---------- Provided data

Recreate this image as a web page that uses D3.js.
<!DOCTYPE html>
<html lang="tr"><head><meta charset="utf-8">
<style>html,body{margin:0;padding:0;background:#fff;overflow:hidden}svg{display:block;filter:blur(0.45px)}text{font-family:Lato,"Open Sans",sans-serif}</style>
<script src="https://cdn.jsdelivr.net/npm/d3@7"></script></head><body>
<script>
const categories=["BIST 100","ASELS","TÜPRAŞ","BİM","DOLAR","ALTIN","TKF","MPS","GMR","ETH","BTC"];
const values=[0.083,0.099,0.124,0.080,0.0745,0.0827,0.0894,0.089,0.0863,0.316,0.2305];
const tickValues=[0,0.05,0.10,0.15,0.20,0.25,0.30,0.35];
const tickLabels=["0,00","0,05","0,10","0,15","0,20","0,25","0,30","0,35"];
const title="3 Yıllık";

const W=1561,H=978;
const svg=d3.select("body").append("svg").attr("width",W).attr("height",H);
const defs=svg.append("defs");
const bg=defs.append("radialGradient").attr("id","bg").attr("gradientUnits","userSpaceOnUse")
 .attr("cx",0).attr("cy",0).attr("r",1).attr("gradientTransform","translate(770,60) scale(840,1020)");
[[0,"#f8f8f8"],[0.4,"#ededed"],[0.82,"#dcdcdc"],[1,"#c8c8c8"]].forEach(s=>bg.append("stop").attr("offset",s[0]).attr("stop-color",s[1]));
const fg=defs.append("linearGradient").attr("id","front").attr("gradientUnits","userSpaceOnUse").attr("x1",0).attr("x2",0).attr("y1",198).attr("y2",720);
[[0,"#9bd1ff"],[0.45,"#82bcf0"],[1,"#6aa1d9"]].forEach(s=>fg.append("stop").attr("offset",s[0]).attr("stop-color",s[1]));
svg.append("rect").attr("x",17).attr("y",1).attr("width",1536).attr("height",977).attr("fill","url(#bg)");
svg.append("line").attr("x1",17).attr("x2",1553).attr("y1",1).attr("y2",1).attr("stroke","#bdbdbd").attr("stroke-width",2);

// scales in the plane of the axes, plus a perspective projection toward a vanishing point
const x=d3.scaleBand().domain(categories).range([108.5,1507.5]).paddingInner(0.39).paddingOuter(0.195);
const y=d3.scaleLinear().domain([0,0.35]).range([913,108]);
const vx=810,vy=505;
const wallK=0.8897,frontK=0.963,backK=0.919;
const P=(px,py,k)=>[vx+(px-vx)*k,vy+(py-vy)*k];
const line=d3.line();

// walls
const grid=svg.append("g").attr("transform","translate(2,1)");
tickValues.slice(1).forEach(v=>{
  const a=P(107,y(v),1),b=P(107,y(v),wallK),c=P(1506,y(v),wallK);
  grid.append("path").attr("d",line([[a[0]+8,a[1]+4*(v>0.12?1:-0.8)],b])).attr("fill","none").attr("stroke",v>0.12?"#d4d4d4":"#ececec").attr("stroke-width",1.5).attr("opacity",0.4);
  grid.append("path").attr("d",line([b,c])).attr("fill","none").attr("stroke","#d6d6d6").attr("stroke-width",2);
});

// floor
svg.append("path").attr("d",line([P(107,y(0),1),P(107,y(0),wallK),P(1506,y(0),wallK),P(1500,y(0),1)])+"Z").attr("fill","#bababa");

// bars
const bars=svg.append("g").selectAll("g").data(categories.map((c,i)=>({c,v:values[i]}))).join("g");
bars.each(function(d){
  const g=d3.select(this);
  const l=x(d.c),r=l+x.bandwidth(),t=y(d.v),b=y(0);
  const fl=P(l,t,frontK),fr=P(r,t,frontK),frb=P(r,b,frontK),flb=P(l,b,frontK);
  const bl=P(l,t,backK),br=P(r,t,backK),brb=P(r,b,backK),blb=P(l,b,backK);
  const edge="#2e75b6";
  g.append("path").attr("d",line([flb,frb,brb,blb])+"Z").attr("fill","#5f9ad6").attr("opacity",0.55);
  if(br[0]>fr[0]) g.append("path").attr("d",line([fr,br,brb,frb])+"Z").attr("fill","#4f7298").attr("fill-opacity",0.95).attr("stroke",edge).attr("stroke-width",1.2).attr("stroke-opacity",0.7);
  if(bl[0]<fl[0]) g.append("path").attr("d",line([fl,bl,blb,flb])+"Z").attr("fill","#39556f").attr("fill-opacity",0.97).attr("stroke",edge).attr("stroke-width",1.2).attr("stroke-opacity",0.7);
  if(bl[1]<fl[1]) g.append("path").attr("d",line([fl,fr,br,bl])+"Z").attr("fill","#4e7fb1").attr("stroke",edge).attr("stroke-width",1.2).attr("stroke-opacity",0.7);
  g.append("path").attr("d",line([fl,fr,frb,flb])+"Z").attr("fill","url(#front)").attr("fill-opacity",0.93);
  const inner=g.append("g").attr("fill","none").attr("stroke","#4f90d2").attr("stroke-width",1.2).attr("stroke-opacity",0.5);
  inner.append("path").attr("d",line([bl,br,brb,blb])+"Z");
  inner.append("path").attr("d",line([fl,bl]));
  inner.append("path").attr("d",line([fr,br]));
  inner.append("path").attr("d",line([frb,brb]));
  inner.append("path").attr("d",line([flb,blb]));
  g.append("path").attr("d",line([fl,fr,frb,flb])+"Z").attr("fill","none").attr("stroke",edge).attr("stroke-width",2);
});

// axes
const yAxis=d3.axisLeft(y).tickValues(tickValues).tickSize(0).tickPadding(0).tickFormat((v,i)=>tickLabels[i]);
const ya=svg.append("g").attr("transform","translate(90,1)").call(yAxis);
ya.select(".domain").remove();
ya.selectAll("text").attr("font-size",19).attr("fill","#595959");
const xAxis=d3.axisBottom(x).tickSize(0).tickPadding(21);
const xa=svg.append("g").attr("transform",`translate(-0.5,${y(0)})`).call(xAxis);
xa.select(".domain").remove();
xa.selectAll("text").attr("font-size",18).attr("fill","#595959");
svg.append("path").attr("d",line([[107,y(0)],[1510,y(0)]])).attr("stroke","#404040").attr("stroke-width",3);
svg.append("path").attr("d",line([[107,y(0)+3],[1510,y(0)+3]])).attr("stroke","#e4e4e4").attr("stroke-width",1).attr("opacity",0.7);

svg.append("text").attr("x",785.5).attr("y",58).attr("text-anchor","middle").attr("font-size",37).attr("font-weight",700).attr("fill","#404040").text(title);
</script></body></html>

--------------------
---------- Provided data

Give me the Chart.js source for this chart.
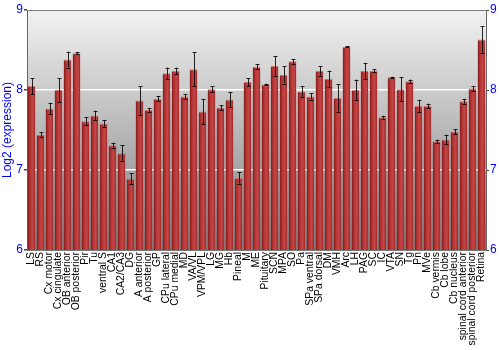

--------------------

* _What is needed_
Exactly as written, return the lines from the line containing "Recreate this image" through the line containing "const line=d3.line();", both included.

* _Task output_
Recreate this image as a web page that uses D3.js.
<!DOCTYPE html>
<html lang="tr"><head><meta charset="utf-8">
<style>html,body{margin:0;padding:0;background:#fff;overflow:hidden}svg{display:block;filter:blur(0.45px)}text{font-family:Lato,"Open Sans",sans-serif}</style>
<script src="https://cdn.jsdelivr.net/npm/d3@7"></script></head><body>
<script>
const categories=["BIST 100","ASELS","TÜPRAŞ","BİM","DOLAR","ALTIN","TKF","MPS","GMR","ETH","BTC"];
const values=[0.083,0.099,0.124,0.080,0.0745,0.0827,0.0894,0.089,0.0863,0.316,0.2305];
const tickValues=[0,0.05,0.10,0.15,0.20,0.25,0.30,0.35];
const tickLabels=["0,00","0,05","0,10","0,15","0,20","0,25","0,30","0,35"];
const title="3 Yıllık";

const W=1561,H=978;
const svg=d3.select("body").append("svg").attr("width",W).attr("height",H);
const defs=svg.append("defs");
const bg=defs.append("radialGradient").attr("id","bg").attr("gradientUnits","userSpaceOnUse")
 .attr("cx",0).attr("cy",0).attr("r",1).attr("gradientTransform","translate(770,60) scale(840,1020)");
[[0,"#f8f8f8"],[0.4,"#ededed"],[0.82,"#dcdcdc"],[1,"#c8c8c8"]].forEach(s=>bg.append("stop").attr("offset",s[0]).attr("stop-color",s[1]));
const fg=defs.append("linearGradient").attr("id","front").attr("gradientUnits","userSpaceOnUse").attr("x1",0).attr("x2",0).attr("y1",198).attr("y2",720);
[[0,"#9bd1ff"],[0.45,"#82bcf0"],[1,"#6aa1d9"]].forEach(s=>fg.append("stop").attr("offset",s[0]).attr("stop-color",s[1]));
svg.append("rect").attr("x",17).attr("y",1).attr("width",1536).attr("height",977).attr("fill","url(#bg)");
svg.append("line").attr("x1",17).attr("x2",1553).attr("y1",1).attr("y2",1).attr("stroke","#bdbdbd").attr("stroke-width",2);

// scales in the plane of the axes, plus a perspective projection toward a vanishing point
const x=d3.scaleBand().domain(categories).range([108.5,1507.5]).paddingInner(0.39).paddingOuter(0.195);
const y=d3.scaleLinear().domain([0,0.35]).range([913,108]);
const vx=810,vy=505;
const wallK=0.8897,frontK=0.963,backK=0.919;
const P=(px,py,k)=>[vx+(px-vx)*k,vy+(py-vy)*k];
const line=d3.line();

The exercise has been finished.